## WHAT IS ASKED
Pull every line with the word "that" out of the entries below.

## STORED RECORDS
________________
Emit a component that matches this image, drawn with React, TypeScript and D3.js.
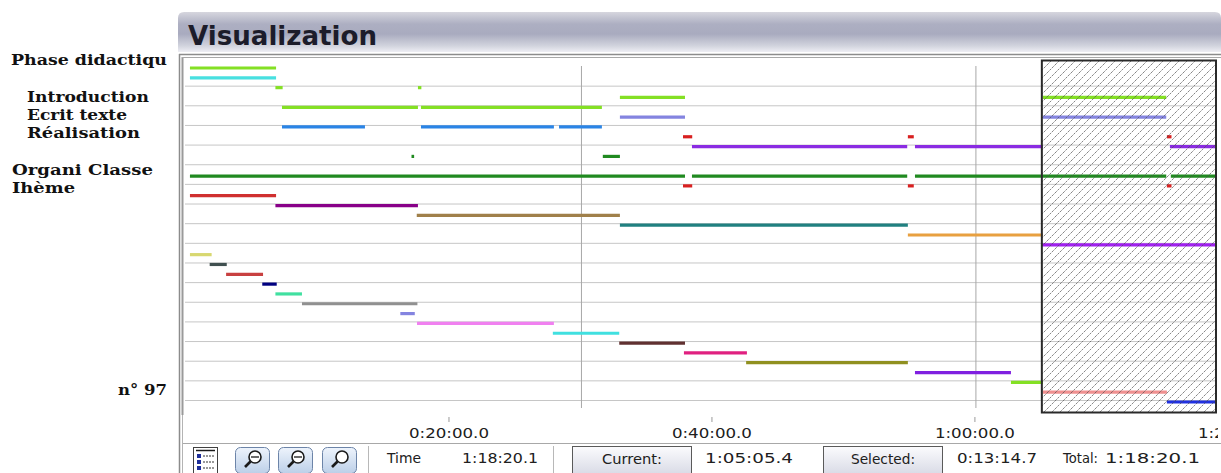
________________
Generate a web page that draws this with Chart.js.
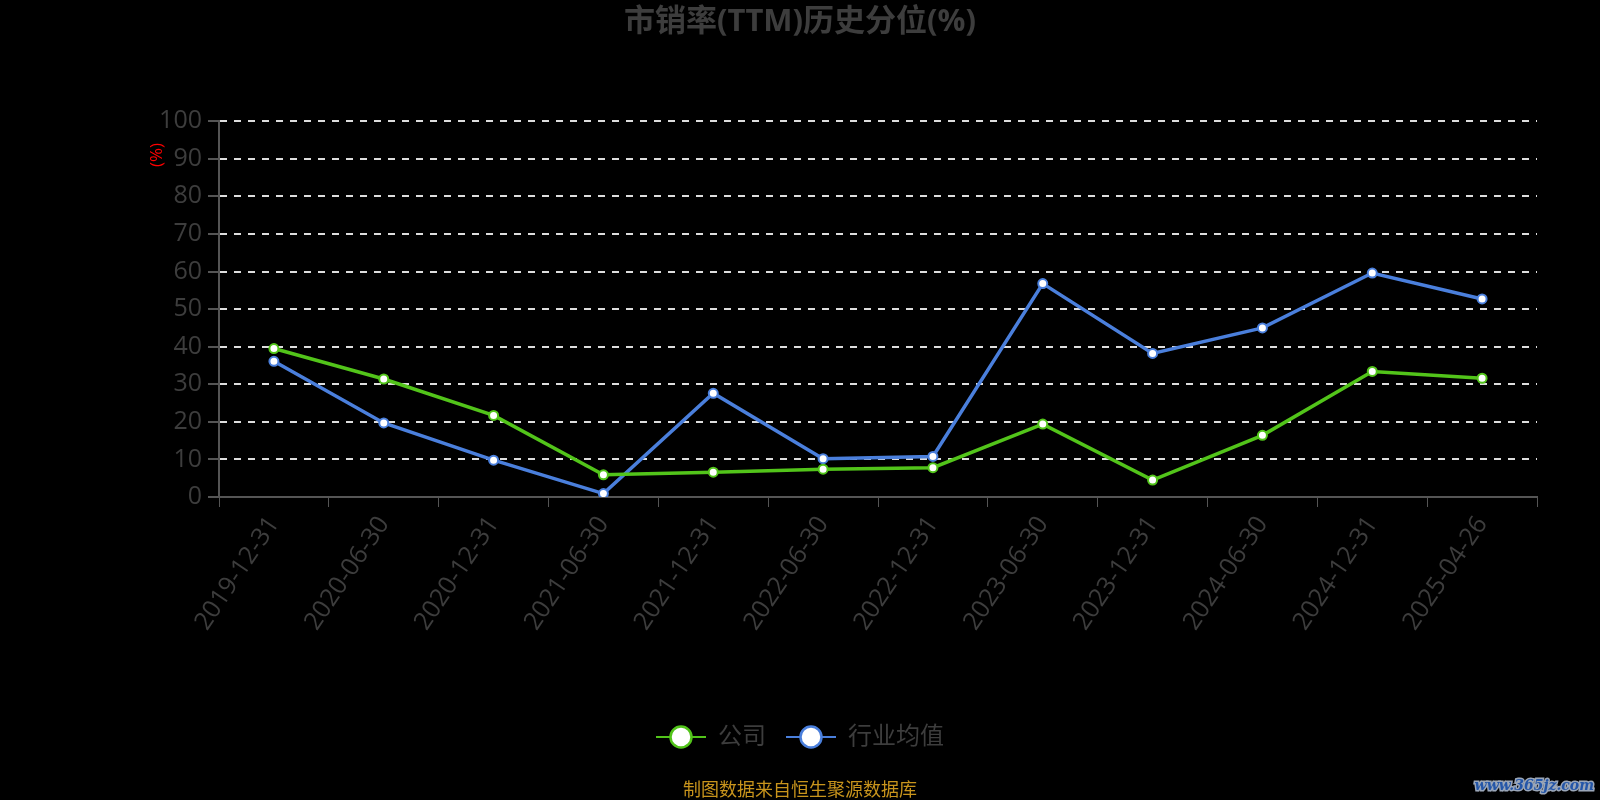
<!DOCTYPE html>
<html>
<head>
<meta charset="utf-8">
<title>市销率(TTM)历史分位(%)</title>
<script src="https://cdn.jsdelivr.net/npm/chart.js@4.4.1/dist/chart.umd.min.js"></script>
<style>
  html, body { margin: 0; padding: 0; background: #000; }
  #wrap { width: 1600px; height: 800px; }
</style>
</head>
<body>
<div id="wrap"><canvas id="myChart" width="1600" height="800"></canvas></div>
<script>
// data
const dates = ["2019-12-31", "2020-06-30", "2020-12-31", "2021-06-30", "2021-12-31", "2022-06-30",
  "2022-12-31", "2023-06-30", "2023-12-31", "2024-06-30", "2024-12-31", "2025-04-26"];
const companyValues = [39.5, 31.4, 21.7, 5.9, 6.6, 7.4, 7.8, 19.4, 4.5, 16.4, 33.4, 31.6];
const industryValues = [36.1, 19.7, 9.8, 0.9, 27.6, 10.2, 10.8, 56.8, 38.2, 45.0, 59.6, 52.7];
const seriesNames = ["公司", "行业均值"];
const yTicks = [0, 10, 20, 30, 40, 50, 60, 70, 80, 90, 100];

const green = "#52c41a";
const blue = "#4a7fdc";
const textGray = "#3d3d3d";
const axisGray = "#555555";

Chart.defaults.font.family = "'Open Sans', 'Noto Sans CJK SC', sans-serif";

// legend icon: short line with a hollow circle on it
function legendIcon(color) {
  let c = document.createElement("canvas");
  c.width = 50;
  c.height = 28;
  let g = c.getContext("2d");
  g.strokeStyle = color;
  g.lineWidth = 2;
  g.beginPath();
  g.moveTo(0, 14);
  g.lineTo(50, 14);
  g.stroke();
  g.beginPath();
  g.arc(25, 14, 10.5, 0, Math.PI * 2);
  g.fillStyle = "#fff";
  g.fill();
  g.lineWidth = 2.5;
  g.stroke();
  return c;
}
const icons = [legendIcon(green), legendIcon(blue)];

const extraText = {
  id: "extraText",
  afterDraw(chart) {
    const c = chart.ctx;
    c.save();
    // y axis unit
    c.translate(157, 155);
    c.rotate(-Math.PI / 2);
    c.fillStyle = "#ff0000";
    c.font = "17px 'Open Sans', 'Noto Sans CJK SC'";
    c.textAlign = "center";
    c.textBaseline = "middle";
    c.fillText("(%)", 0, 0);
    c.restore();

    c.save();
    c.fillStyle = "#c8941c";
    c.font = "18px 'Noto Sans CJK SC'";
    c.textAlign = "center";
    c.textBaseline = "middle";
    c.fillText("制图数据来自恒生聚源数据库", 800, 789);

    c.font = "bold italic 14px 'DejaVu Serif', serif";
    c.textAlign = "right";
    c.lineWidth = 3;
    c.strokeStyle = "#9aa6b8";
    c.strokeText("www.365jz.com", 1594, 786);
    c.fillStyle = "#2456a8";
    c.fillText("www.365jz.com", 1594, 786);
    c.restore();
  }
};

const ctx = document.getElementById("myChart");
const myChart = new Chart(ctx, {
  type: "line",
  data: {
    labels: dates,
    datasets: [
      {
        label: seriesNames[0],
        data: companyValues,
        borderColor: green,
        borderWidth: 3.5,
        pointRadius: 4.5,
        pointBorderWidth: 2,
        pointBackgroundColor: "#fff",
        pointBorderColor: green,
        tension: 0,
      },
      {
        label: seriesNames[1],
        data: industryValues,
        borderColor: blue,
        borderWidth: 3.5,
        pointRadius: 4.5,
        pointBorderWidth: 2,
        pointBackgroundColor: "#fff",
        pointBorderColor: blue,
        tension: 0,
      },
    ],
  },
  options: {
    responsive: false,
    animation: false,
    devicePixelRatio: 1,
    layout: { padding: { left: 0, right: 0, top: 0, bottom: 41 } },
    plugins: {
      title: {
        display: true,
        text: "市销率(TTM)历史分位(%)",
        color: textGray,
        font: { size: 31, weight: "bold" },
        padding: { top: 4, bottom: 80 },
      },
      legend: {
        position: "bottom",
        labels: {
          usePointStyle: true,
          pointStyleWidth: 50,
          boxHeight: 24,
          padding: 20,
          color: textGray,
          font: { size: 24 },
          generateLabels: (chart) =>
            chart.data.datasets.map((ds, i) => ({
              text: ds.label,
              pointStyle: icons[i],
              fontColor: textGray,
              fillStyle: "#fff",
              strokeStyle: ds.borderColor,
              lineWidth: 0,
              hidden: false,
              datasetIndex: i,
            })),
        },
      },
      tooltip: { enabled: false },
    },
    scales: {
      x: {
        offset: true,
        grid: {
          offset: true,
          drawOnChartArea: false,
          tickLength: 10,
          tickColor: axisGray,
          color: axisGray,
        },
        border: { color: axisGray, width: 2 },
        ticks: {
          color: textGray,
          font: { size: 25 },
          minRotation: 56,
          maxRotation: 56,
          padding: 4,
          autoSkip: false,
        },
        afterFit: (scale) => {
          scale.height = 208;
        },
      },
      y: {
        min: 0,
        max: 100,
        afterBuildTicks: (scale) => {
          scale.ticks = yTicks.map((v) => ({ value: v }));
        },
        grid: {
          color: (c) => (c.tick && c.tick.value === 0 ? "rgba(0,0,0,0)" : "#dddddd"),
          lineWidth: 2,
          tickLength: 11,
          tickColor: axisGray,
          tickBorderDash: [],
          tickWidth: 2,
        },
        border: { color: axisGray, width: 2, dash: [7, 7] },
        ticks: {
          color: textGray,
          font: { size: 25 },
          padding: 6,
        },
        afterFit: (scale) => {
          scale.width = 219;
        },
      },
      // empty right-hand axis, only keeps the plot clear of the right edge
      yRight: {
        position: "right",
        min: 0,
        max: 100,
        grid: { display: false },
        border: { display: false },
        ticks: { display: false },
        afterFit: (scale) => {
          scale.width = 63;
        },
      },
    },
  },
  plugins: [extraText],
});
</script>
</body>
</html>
________________
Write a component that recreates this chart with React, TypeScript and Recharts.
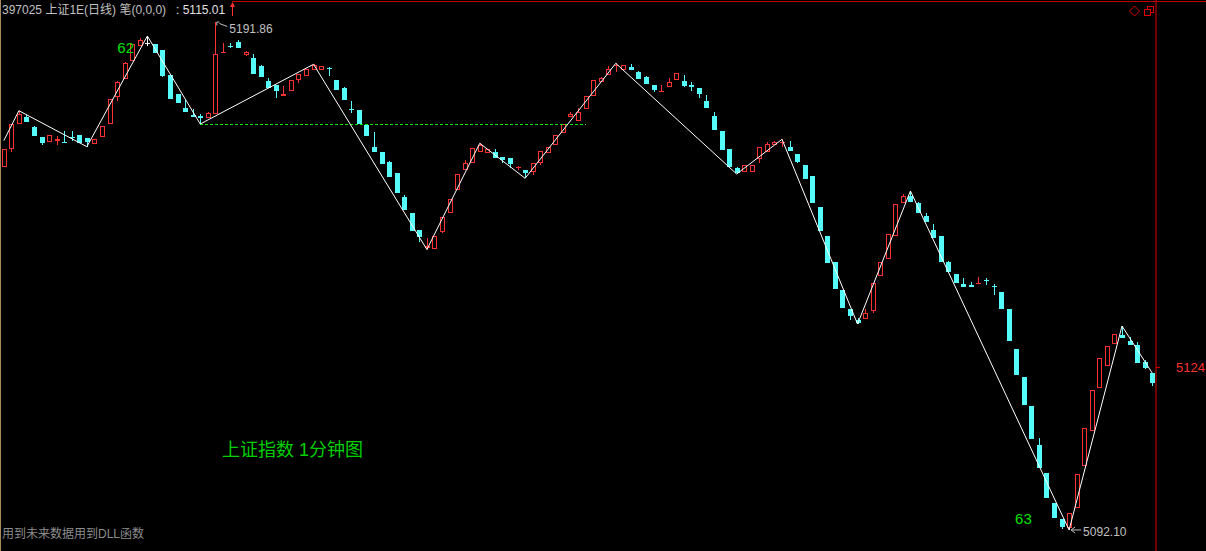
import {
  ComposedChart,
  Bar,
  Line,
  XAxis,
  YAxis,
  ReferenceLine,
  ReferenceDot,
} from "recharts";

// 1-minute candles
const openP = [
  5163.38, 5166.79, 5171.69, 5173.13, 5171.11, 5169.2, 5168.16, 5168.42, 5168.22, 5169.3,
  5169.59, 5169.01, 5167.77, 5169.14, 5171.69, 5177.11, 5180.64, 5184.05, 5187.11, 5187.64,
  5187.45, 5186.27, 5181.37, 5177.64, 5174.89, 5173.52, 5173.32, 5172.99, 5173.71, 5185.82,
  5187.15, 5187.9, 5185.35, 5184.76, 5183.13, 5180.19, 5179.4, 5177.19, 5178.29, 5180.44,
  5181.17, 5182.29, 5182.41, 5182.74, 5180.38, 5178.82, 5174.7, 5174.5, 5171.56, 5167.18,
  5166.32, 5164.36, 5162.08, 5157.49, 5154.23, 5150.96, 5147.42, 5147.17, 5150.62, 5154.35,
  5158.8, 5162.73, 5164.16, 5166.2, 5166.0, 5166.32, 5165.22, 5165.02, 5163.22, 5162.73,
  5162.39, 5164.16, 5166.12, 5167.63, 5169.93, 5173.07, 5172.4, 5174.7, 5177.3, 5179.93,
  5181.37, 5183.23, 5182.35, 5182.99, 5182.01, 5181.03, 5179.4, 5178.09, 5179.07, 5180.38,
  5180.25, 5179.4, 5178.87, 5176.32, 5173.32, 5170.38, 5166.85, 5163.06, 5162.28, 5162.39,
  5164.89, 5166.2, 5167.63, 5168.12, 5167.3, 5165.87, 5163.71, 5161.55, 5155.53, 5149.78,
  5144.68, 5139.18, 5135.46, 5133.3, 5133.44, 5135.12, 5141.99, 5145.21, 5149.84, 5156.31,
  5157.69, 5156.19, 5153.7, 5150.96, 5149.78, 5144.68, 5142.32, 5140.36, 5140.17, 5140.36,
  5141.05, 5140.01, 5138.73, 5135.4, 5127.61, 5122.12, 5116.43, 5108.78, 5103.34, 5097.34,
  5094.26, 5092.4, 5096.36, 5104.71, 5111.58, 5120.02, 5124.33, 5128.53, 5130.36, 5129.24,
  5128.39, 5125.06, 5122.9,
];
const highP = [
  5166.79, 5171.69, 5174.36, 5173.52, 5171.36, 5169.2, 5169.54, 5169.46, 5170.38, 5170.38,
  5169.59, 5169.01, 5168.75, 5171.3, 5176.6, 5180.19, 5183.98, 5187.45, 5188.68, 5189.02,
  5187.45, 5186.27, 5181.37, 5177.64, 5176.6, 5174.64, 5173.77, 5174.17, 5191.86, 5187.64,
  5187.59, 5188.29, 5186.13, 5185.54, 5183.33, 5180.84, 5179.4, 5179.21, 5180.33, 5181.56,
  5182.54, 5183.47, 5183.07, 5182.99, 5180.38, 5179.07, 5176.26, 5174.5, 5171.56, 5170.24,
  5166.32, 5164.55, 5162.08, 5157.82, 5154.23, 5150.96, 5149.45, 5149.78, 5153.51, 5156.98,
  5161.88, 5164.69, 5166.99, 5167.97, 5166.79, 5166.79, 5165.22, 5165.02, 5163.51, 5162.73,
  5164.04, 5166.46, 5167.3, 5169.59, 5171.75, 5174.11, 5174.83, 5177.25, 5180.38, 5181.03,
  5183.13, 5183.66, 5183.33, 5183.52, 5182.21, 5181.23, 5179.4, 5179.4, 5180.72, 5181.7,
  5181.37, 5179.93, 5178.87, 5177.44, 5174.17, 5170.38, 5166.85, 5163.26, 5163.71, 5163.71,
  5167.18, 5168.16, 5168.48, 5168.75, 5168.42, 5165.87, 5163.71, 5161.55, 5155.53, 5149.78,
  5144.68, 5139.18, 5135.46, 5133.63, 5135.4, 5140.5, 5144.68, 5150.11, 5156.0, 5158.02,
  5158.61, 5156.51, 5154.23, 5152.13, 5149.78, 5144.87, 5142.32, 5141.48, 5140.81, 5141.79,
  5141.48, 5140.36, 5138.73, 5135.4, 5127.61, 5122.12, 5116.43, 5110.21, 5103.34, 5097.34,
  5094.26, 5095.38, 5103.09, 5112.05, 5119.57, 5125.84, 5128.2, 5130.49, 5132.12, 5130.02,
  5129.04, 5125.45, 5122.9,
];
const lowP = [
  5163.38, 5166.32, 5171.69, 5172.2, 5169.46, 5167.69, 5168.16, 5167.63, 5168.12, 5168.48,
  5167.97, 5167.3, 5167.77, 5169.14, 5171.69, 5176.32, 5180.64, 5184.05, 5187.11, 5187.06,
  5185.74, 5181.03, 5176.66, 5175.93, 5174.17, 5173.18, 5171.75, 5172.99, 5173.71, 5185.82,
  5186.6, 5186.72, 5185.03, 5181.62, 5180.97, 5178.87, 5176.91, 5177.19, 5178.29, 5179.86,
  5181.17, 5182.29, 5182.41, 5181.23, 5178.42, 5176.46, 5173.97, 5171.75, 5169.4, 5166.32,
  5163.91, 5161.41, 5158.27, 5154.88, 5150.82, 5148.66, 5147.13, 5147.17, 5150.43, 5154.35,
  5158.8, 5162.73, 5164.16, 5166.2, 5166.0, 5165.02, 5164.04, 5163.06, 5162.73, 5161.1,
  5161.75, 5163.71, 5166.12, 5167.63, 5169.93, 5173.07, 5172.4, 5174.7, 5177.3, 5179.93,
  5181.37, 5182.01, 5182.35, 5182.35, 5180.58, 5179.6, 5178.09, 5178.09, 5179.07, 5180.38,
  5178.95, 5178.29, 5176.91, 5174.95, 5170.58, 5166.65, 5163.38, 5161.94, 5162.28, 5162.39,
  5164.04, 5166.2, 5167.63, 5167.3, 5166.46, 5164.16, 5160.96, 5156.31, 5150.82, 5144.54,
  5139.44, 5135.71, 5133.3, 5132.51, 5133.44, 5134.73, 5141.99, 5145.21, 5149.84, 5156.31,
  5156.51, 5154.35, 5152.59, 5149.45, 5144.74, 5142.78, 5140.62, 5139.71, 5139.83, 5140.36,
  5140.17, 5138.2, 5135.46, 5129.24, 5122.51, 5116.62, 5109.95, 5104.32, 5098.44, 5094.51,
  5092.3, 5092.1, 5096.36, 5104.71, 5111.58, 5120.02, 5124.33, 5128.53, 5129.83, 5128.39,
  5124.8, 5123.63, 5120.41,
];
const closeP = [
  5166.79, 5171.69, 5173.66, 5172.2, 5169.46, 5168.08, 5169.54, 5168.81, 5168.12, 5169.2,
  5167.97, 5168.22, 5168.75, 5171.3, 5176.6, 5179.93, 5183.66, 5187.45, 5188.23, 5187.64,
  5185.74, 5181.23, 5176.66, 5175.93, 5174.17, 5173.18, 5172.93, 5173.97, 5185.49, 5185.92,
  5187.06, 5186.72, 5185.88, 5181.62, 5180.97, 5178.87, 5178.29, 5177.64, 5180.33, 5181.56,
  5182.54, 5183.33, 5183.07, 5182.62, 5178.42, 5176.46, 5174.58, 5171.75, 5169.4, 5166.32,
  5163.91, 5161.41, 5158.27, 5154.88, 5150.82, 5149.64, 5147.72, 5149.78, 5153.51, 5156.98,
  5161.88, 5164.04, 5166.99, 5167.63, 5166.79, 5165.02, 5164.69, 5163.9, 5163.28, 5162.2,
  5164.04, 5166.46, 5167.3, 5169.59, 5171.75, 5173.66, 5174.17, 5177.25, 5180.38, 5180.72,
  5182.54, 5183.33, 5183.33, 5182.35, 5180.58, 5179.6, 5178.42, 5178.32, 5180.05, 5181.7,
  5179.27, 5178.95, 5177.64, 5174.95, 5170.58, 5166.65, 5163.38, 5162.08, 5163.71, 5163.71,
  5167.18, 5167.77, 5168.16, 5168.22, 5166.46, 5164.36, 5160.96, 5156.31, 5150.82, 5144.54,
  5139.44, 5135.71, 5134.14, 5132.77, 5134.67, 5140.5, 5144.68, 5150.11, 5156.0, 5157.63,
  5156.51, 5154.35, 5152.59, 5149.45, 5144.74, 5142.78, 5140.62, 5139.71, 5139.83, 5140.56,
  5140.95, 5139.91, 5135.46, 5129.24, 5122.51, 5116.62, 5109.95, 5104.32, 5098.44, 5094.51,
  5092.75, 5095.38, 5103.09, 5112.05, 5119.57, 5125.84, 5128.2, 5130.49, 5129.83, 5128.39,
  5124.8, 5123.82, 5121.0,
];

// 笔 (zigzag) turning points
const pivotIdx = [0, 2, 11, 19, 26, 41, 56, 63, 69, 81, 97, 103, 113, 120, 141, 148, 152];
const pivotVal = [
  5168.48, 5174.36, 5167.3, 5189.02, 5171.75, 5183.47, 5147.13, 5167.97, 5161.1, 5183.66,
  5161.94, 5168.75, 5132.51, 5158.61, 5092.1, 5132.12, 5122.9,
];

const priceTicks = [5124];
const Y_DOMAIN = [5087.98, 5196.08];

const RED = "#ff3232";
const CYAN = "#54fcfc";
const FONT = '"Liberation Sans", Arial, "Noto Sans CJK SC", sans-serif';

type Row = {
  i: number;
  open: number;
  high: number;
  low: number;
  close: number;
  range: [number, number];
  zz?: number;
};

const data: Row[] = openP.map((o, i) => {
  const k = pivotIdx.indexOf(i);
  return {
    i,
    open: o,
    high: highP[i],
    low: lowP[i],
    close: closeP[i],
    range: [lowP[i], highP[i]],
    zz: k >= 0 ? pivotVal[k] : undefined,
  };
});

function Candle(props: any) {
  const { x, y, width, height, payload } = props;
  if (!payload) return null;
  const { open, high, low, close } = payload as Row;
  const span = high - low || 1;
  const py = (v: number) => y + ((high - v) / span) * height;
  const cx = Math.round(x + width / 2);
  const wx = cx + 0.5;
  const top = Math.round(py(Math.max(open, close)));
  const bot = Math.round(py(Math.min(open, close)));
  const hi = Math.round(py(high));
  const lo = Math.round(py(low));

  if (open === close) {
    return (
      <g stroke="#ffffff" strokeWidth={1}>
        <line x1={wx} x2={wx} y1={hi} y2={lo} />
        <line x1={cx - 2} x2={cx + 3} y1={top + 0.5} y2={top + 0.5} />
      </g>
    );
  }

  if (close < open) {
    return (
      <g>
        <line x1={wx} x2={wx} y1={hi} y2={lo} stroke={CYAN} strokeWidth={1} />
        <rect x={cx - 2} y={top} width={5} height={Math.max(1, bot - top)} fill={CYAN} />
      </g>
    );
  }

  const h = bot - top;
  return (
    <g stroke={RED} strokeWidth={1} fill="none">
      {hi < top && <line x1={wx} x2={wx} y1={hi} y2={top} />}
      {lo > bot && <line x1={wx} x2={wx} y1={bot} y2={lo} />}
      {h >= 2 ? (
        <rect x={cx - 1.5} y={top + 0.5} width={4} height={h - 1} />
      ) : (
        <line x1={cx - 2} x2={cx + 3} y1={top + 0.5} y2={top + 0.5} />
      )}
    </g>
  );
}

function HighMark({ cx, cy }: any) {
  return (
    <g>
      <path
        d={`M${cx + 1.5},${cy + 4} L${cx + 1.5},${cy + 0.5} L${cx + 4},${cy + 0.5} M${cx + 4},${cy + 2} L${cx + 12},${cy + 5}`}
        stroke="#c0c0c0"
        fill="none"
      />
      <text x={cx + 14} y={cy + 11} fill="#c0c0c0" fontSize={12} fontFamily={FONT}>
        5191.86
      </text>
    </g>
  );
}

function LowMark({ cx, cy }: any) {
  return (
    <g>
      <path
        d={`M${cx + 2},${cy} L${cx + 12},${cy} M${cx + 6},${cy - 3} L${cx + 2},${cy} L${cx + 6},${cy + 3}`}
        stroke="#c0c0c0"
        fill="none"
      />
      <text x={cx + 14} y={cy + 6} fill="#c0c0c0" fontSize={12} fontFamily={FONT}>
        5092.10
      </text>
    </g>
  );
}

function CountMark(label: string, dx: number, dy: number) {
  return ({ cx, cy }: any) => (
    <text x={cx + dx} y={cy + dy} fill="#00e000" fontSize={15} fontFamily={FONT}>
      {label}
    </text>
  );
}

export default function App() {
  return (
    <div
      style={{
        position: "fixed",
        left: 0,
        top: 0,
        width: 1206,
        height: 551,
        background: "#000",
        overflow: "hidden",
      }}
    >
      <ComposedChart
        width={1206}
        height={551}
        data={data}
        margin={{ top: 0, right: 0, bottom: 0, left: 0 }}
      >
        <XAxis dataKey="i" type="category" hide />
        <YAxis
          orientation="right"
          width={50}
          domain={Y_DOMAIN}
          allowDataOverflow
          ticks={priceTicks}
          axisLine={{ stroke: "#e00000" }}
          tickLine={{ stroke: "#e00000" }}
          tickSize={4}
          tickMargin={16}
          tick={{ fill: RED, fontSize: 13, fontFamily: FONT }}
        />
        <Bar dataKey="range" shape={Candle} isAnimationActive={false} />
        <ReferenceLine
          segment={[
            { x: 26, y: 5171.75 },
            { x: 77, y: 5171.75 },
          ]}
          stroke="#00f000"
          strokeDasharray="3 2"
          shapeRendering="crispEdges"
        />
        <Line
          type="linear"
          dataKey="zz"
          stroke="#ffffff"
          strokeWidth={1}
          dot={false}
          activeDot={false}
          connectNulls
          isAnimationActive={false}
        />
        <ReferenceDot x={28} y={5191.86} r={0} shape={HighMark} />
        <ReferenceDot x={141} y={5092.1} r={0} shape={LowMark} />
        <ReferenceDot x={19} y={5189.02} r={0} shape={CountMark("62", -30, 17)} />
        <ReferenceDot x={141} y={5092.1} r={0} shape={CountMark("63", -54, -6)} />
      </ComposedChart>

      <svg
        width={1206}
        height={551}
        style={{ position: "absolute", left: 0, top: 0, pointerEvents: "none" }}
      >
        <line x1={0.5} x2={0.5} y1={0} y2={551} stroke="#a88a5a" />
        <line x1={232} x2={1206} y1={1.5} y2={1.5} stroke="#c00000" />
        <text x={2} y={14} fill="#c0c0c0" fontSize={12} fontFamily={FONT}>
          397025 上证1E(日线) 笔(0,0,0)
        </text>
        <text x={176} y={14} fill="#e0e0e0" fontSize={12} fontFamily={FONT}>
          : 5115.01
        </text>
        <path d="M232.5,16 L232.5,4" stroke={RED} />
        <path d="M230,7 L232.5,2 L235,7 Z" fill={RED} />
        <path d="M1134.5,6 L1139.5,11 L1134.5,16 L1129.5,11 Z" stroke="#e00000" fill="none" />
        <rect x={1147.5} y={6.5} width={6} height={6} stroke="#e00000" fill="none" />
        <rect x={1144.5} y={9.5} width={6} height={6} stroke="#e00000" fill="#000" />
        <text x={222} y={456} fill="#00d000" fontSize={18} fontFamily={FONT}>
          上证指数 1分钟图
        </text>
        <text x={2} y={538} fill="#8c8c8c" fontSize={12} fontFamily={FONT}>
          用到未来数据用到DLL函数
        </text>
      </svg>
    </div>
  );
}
________________
## RESPONSE TO THIS EXERCISE
Emit a component that matches this image, drawn with React, TypeScript and D3.js.
Generate a web page that draws this with Chart.js.
Write a component that recreates this chart with React, TypeScript and Recharts.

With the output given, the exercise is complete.